* Given exercise *
Look at the data below and print exactly the lines from its first line through the line with "return p / W"; the pictures stay out of the copy.

* Provided data *
★ ★ ★ ★ ★ ★ ★

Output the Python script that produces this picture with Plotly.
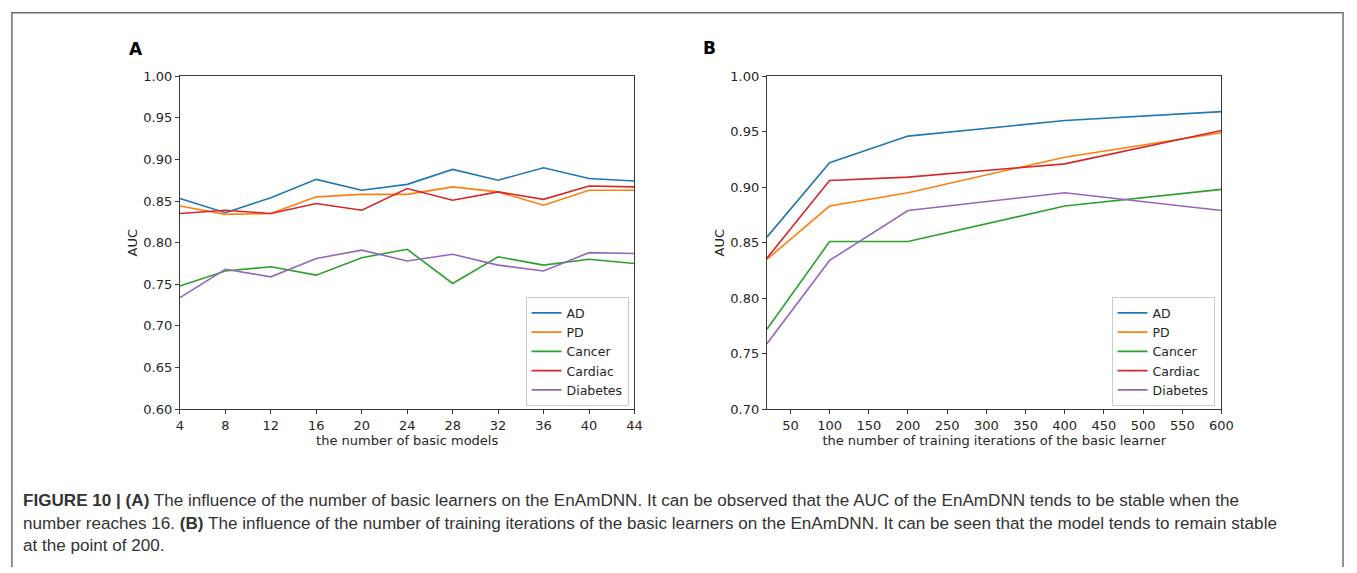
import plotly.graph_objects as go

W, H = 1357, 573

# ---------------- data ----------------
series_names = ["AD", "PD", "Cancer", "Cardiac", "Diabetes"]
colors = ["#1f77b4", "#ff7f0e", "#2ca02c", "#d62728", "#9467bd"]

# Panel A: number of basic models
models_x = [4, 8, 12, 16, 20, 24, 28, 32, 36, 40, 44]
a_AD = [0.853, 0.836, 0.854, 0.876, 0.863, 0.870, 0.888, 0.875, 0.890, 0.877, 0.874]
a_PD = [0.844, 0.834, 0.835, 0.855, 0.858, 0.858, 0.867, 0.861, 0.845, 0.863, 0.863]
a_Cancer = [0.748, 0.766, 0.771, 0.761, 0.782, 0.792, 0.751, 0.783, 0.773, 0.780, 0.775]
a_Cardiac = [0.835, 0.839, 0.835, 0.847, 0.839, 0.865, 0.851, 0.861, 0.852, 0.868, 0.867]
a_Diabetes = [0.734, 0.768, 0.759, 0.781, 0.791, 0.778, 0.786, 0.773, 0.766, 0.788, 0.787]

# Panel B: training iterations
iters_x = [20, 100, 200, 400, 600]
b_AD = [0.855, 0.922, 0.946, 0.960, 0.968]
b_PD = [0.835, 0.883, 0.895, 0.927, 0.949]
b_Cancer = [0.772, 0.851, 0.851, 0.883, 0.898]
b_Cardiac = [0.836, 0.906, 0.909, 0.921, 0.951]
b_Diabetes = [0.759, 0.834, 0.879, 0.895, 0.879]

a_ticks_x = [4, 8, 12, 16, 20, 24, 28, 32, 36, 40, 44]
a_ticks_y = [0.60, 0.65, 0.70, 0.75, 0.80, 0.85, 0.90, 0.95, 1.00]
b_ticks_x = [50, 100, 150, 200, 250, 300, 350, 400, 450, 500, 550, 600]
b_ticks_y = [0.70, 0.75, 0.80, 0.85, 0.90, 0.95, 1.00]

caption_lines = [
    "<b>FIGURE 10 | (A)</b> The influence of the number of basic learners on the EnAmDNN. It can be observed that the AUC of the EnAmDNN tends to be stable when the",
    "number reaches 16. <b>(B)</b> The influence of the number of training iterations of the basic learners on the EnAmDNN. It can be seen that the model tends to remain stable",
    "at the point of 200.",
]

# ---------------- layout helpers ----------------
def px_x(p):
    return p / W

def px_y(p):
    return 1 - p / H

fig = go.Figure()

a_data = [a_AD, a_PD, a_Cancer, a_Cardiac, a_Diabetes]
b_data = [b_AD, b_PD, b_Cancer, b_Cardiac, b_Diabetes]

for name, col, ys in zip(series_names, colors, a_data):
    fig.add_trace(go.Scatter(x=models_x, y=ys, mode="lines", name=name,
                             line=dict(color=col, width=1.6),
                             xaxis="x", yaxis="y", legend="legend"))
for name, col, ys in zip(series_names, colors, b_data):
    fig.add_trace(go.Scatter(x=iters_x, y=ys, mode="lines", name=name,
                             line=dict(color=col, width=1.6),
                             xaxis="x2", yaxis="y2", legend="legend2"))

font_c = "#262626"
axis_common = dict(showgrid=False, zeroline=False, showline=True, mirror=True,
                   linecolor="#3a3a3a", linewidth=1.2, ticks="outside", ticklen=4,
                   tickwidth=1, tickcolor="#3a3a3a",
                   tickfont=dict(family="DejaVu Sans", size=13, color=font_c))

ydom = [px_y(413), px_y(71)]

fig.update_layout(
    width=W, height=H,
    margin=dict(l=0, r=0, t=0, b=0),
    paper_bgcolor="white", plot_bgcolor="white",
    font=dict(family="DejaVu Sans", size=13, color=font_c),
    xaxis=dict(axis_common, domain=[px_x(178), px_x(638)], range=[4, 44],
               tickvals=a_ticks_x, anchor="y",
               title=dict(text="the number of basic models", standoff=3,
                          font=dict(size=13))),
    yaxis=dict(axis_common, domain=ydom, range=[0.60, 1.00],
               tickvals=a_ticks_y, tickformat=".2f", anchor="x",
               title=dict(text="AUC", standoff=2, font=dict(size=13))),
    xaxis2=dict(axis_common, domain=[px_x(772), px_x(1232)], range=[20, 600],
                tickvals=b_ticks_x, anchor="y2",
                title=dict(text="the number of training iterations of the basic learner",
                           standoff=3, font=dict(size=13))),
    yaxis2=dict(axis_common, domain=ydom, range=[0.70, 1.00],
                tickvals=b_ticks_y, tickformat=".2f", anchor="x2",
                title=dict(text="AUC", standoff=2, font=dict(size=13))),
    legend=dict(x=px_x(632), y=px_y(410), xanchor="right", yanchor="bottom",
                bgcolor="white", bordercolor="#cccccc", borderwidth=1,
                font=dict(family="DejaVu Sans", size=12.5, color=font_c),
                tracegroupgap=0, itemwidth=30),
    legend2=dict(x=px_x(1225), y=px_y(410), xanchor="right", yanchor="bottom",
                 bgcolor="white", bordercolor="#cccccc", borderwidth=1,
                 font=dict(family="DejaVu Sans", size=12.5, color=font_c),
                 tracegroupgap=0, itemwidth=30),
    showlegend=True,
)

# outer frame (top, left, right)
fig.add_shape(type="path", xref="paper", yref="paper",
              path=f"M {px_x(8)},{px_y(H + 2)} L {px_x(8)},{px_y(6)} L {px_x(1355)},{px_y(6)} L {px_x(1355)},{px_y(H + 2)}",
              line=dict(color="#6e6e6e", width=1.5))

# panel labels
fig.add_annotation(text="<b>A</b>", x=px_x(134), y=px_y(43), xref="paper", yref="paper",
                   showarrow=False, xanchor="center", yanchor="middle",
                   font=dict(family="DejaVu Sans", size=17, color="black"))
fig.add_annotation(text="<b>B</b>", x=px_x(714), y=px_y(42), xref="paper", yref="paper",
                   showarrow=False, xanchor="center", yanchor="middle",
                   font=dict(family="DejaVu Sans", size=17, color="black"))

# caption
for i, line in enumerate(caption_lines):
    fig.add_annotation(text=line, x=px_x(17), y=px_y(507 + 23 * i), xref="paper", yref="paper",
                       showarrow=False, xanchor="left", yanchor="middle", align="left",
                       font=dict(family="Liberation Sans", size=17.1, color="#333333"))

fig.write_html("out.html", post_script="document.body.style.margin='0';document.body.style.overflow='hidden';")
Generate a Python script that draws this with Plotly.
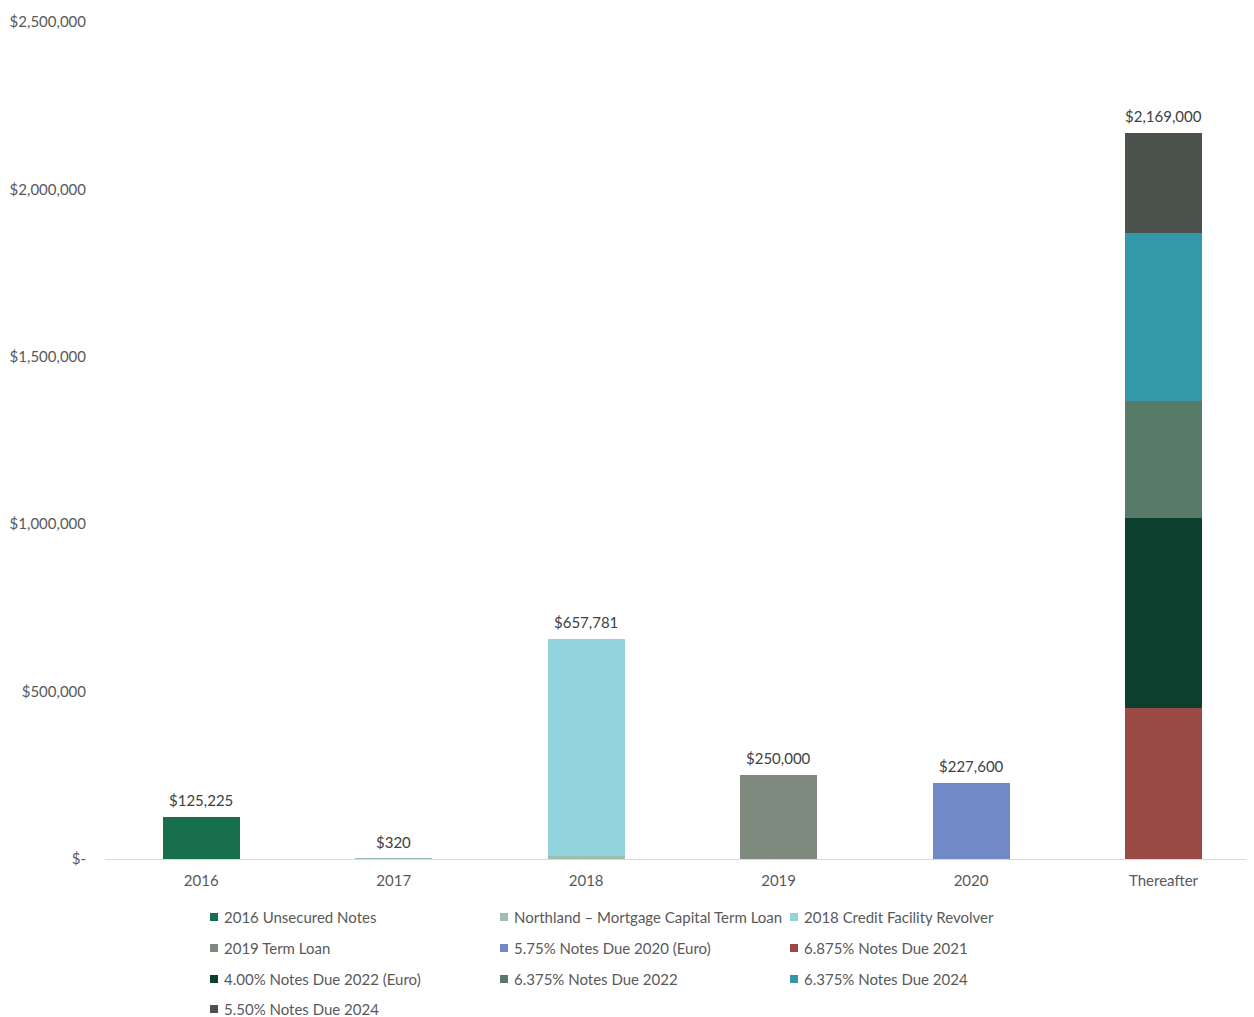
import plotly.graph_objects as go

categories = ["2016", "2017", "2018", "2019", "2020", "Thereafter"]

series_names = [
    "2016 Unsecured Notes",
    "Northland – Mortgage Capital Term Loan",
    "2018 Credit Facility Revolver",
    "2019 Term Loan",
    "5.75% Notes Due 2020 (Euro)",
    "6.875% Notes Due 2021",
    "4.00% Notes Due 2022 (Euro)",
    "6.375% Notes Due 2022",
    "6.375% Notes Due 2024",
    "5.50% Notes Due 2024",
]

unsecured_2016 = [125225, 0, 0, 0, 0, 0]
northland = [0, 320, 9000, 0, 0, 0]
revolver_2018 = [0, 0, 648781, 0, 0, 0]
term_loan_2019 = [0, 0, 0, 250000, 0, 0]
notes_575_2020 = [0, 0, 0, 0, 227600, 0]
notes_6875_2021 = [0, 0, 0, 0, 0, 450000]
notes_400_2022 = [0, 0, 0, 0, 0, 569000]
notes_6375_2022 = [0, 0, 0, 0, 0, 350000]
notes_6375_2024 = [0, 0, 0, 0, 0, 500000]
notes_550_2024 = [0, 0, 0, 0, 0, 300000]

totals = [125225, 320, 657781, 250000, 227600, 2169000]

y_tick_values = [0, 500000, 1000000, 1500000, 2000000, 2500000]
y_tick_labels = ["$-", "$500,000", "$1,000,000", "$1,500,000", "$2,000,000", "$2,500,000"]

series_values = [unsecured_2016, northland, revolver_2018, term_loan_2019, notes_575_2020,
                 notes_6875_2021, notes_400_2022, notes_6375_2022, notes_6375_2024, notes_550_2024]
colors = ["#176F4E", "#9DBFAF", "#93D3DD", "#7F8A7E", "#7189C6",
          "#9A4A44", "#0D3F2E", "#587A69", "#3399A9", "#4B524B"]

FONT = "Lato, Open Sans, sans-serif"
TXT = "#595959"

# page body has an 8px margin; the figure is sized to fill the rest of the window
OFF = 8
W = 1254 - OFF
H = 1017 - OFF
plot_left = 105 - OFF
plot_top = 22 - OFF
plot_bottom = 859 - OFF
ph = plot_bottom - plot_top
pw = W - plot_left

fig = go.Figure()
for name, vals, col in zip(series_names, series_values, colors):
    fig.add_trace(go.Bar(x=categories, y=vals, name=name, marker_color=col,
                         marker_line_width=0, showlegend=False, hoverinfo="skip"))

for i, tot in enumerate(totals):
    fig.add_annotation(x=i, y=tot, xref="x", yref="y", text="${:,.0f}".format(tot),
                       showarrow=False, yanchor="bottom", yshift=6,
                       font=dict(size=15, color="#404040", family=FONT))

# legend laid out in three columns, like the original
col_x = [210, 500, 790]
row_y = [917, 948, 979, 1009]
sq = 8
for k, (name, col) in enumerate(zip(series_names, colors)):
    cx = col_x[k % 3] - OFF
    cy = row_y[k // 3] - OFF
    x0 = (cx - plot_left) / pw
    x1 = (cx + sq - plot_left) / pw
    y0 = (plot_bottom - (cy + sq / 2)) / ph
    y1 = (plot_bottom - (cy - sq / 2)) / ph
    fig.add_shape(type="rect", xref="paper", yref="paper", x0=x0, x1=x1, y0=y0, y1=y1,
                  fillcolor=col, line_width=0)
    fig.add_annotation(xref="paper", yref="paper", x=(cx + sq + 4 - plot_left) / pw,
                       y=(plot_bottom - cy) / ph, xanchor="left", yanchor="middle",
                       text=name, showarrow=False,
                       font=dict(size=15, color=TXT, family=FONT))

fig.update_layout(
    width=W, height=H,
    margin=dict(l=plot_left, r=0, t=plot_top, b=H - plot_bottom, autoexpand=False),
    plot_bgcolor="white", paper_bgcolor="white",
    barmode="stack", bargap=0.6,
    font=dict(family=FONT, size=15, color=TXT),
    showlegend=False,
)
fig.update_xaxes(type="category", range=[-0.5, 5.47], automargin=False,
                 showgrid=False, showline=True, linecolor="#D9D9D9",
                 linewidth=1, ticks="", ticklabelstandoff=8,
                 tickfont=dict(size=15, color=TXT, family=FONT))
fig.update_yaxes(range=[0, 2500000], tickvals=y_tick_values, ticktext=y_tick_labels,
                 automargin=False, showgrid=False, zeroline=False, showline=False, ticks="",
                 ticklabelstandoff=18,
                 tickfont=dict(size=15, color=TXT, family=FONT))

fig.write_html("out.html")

★ ★ ★ ★ ★ ★ ★

* In response *
Output the Python script that produces this picture with Plotly.
import plotly.graph_objects as go

W, H = 1357, 573

# ---------------- data ----------------
series_names = ["AD", "PD", "Cancer", "Cardiac", "Diabetes"]
colors = ["#1f77b4", "#ff7f0e", "#2ca02c", "#d62728", "#9467bd"]

# Panel A: number of basic models
models_x = [4, 8, 12, 16, 20, 24, 28, 32, 36, 40, 44]
a_AD = [0.853, 0.836, 0.854, 0.876, 0.863, 0.870, 0.888, 0.875, 0.890, 0.877, 0.874]
a_PD = [0.844, 0.834, 0.835, 0.855, 0.858, 0.858, 0.867, 0.861, 0.845, 0.863, 0.863]
a_Cancer = [0.748, 0.766, 0.771, 0.761, 0.782, 0.792, 0.751, 0.783, 0.773, 0.780, 0.775]
a_Cardiac = [0.835, 0.839, 0.835, 0.847, 0.839, 0.865, 0.851, 0.861, 0.852, 0.868, 0.867]
a_Diabetes = [0.734, 0.768, 0.759, 0.781, 0.791, 0.778, 0.786, 0.773, 0.766, 0.788, 0.787]

# Panel B: training iterations
iters_x = [20, 100, 200, 400, 600]
b_AD = [0.855, 0.922, 0.946, 0.960, 0.968]
b_PD = [0.835, 0.883, 0.895, 0.927, 0.949]
b_Cancer = [0.772, 0.851, 0.851, 0.883, 0.898]
b_Cardiac = [0.836, 0.906, 0.909, 0.921, 0.951]
b_Diabetes = [0.759, 0.834, 0.879, 0.895, 0.879]

a_ticks_x = [4, 8, 12, 16, 20, 24, 28, 32, 36, 40, 44]
a_ticks_y = [0.60, 0.65, 0.70, 0.75, 0.80, 0.85, 0.90, 0.95, 1.00]
b_ticks_x = [50, 100, 150, 200, 250, 300, 350, 400, 450, 500, 550, 600]
b_ticks_y = [0.70, 0.75, 0.80, 0.85, 0.90, 0.95, 1.00]

caption_lines = [
    "<b>FIGURE 10 | (A)</b> The influence of the number of basic learners on the EnAmDNN. It can be observed that the AUC of the EnAmDNN tends to be stable when the",
    "number reaches 16. <b>(B)</b> The influence of the number of training iterations of the basic learners on the EnAmDNN. It can be seen that the model tends to remain stable",
    "at the point of 200.",
]

# ---------------- layout helpers ----------------
def px_x(p):
    return p / W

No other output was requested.